This column was published by The Myanmar Times on Monday, 5 October 2015

Many years ago, on my first visit to Yangon, I went out to the old Defence Services Museum.

Inside the compound there were no other sightseers. Puddles on the floor and a lack of electricity made a miserable, dilapidated impression.

Whatever the strength of Myanmar’s uniformed rulers – at that time ascendant in almost every way – it was apparent that their museum needed some TLC. As a monument to Tatmadaw power it left a lot to be desired.

Eventually that decrepit compound was abandoned, following the long march of decision-makers and bureaucrats up the highway to Nay Pyi Taw.
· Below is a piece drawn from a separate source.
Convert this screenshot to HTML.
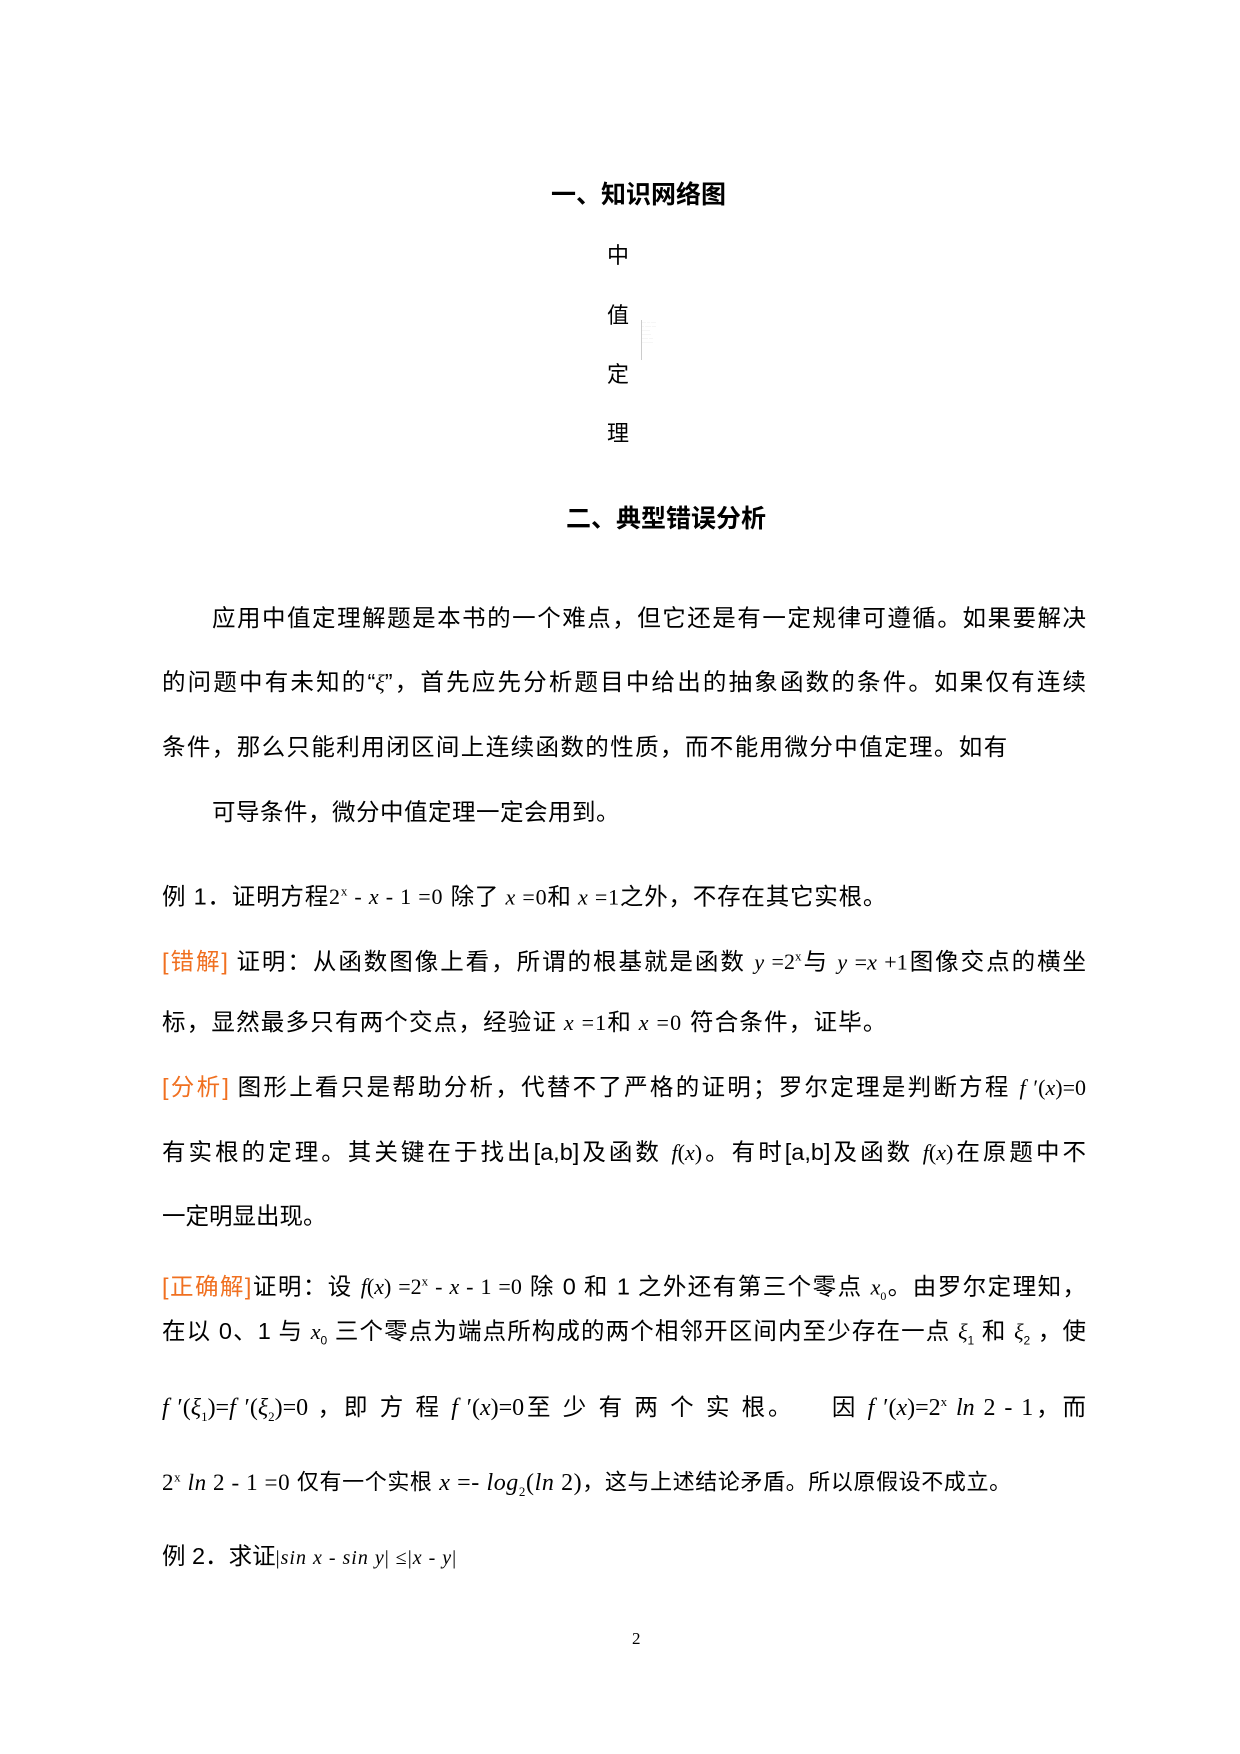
<!DOCTYPE html>
<html><head><meta charset="utf-8"><style>
body{margin:0;width:1240px;height:1754px;background:#fff;position:relative;font-family:"Liberation Sans","Noto Sans CJK SC",sans-serif;color:#000}
.l{position:absolute;font-size:23.5px;line-height:30px;white-space:nowrap}
.j{width:924px;text-align:justify;text-align-last:justify}
.h{position:absolute;font-size:25px;font-weight:bold;line-height:30px}
.m{font-family:"Liberation Serif",serif;font-style:italic;font-size:22px}
.n{font-family:"Liberation Serif",serif;font-size:22px}
.o{color:#f07020}
sup,sub{font-size:13px}
.v{position:absolute;font-size:22px;left:607px}
</style></head><body>
<div class="h" style="left:551px;top:180px">一、知识网络图</div>
<div class="v" style="top:238px">中</div>
<div class="v" style="top:298px">值</div>
<div class="v" style="top:357px">定</div>
<div class="v" style="top:416px">理</div>
<div style="position:absolute;left:641px;top:320px;width:40px;height:40px;border-left:1px solid #ccc;font-size:3px;color:#888;line-height:4px">···· ··· ·····<br>·· ······ ····<br>········<br>·········<br>······ ····<br>···········</div>
<div class="h" style="left:566px;top:504px">二、典型错误分析</div>
<div class="l" style="left:212px;top:603px;width:874px;text-align:justify;text-align-last:justify">应用中值定理解题是本书的一个难点，但它还是有一定规律可遵循。如果要解决</div>
<div class="l j" style="left:162px;top:667px">的问题中有未知的“<span class="m">ξ</span>”，首先应先分析题目中给出的抽象函数的条件。如果仅有连续</div>
<div class="l" style="left:162px;top:732px;letter-spacing:1.4px">条件，那么只能利用闭区间上连续函数的性质，而不能用微分中值定理。如有</div>
<div class="l" style="left:212px;top:797px;letter-spacing:0.5px">可导条件，微分中值定理一定会用到。</div>
<div class="l" style="left:162px;top:877px;letter-spacing:0.8px">例 1．证明方程<span class="n">2<sup>x</sup> - <i>x</i> - 1 =0</span> 除了<span class="m"> x</span><span class="n"> =0</span>和<span class="m"> x</span><span class="n"> =1</span>之外，不存在其它实根。</div>
<div class="l j" style="left:162px;top:942px"><span class="o">[错解]</span> 证明：从函数图像上看，所谓的根基就是函数 <span class="m">y</span><span class="n"> =2<sup>x</sup></span>与 <span class="m">y</span><span class="n"> =<i>x</i> +1</span>图像交点的横坐</div>
<div class="l" style="left:162px;top:1007px;letter-spacing:1.2px">标，显然最多只有两个交点，经验证<span class="m"> x</span><span class="n"> =1</span>和<span class="m"> x</span><span class="n"> =0</span> 符合条件，证毕。</div>
<div class="l j" style="left:162px;top:1072px"><span class="o">[分析]</span> 图形上看只是帮助分析，代替不了严格的证明；罗尔定理是判断方程 <span class="n"><i>f</i> ′(<i>x</i>)=0</span></div>
<div class="l j" style="left:162px;top:1137px">有实根的定理。其关键在于找出[a,b]及函数 <span class="n"><i>f</i>(<i>x</i>)</span>。有时[a,b]及函数 <span class="n"><i>f</i>(<i>x</i>)</span>在原题中不</div>
<div class="l" style="left:162px;top:1201px">一定明显出现。</div>
<div class="l j" style="left:162px;top:1267px"><span class="o">[正确解]</span>证明：设 <span class="n"><i>f</i>(<i>x</i>) =2<sup>x</sup> - <i>x</i> - 1 =0</span> 除 0 和 1 之外还有第三个零点 <span class="m">x</span><sub class="n" style="font-size:12px">0</sub>。由罗尔定理知，</div>
<div class="l j" style="left:162px;top:1316px">在以 0、1 与 <span class="m">x</span><sub style="font-size:12px">0</sub> 三个零点为端点所构成的两个相邻开区间内至少存在一点 <span class="m">ξ</span><sub style="font-size:12px">1</sub> 和 <span class="m">ξ</span><sub style="font-size:12px">2</sub> ，使</div>
<div class="l j" style="left:162px;top:1387px"><span class="n" style="font-size:24px"><i>f</i> ′(<i>ξ</i><sub>1</sub>)=<i>f</i> ′(<i>ξ</i><sub>2</sub>)=0</span> ，即 方 程 <span class="n" style="font-size:24px"><i>f</i> ′(<i>x</i>)=0</span>至 少 有 两 个 实 根。&nbsp;&nbsp;&nbsp; 因 <span class="n" style="font-size:24px"><i>f</i> ′(<i>x</i>)=2<sup>x</sup> <i>ln</i> 2 - 1</span>，而</div>
<div class="l" style="left:162px;top:1462px;font-size:22px;letter-spacing:0.6px"><span class="n" style="font-size:23px">2<sup>x</sup> <i>ln</i> 2 - 1 =0</span> 仅有一个实根 <span class="n" style="font-size:24px"><i>x</i> =- <i>log</i><sub>2</sub>(<i>ln</i> 2)</span>，这与上述结论矛盾。所以原假设不成立。</div>
<div class="l" style="left:162px;top:1541px">例 2．求证<span class="n" style="font-size:20px;letter-spacing:1px">|<i>sin x</i> - <i>sin y</i>| ≤|<i>x</i> - <i>y</i>|</span></div>
<div style="position:absolute;left:632px;top:1629px;font-family:'Liberation Serif',serif;font-size:17px">2</div>
</body></html>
The new Defence Services Museum in the military’s custom-built capital is something else entirely. Erected on a mind-boggling scale at the northern edge of the city, and opened in March 2012, it has lights, bilingual explanations and a big budget on its side.

The museum is the only place where ordinary people, Myanmar and foreigner alike, can get up close with the stories that Myanmar’s military authorities want us to know.

It still surprises me that so few people seem to take up this opportunity. Glancing at the list of foreign visitors it is clear that most who make the trek out to the museum are on some sort of official business. Defence attachés, and the like, are a key demographic.

It does not help that the museum was built in a lonely corner of the vast city, nestled alongside one of the stadiums bolted together for the 2013 Southeast Asian Games. Compared to the adjacent National Landmark Garden, or some of the city’s temples, markets or parks, the Tatmadaw showcase fails to get much public attention.

This is unfortunate because it is the closest that most people will ever get to the straight-shooting perspective of the military brass.

At the museum we see their worldview, all refracted through the work of strategy boffins, historians and spin-doctors. It is an unusual chance to digest their version of how they made modern Myanmar.

In every township around the country even a casual observer can see the legacies of military rule. Tens of millions of lives were given shape by the dictates of two generations of senior commanders, starting with General Ne Win and flowing all the way through to Senior General Than Shwe.

It was U Than Shwe’s final batch of military leaders who endorsed the 2008 constitution, stage-managed the 2010 national vote and then released Daw Aung San Suu Kyi from house arrest. The most famous of their number, President U Thein Sein and Pyidaungsu Hluttaw Speaker Thura U Shwe Mann, remain active political players.

All their ambitions will obviously get a big test with the November election. The current generation of military officers has no experience of surrendering authority at the ballot box, and was long trained to distrust democratic and ethnic voices.

Yet, for our benefit, their museum in Nay Pyi Taw has plenty of exhibits that explain the nationalist ideology of the armed forces and their self-perceived centrality to Myanmar society.

The presentation comes with an inevitable tilt, but also hopes to shed much light on what is otherwise an almost impenetrable institution.

Where else can you see a collection of Former Vice Senior General Maung Aye’s trophies and other keepsakes? Or get the blow-by-blow accounts of most of the 20th century’s major battles? Or come to appreciate the stop-start progress of dozens of different peace processes?

So why do so few people ever bother to visit the museum? Of course older Myanmar citizens can be excused: They did, when all is said and done, survive decades of Tatmadaw control. But youngsters have little excuse as the State Peace and Development Council years are quickly fading from view.

Even many of today’s university students seem hazy on what the pre-2011 era was really like. For those who do take the time to get re-educated in the military’s own story, a museum visit should not be taken as an endorsement of the old dictatorship.

Indeed, it could prove an effective way for more people to better appreciate the overwhelmingly destructive tendencies of military involvement in politics.

On the eve of the election, the time is right to be asking harder questions about those decades when Myanmar’s people did not have a chance to openly debate the role of the armed forces in society.

This history remains important precisely because the army will not evaporate when November’s votes are counted. On current trends, Senior General Min Aung Hlaing and his subordinates will exert real influence over the next government. That means the military’s own understanding of politics, change and power will need further scrutiny.

Given how hard it was in earlier years to find out even basic information about the armed forces, it is prudent to take full advantage of what is now being presented so publicly. The military’s Nay Pyi Taw museum has done us all a favour by putting so much of their story on show.

Nicholas Farrelly is director of the Myanmar Research Centre at the Australian National University and co-founder of New Mandala.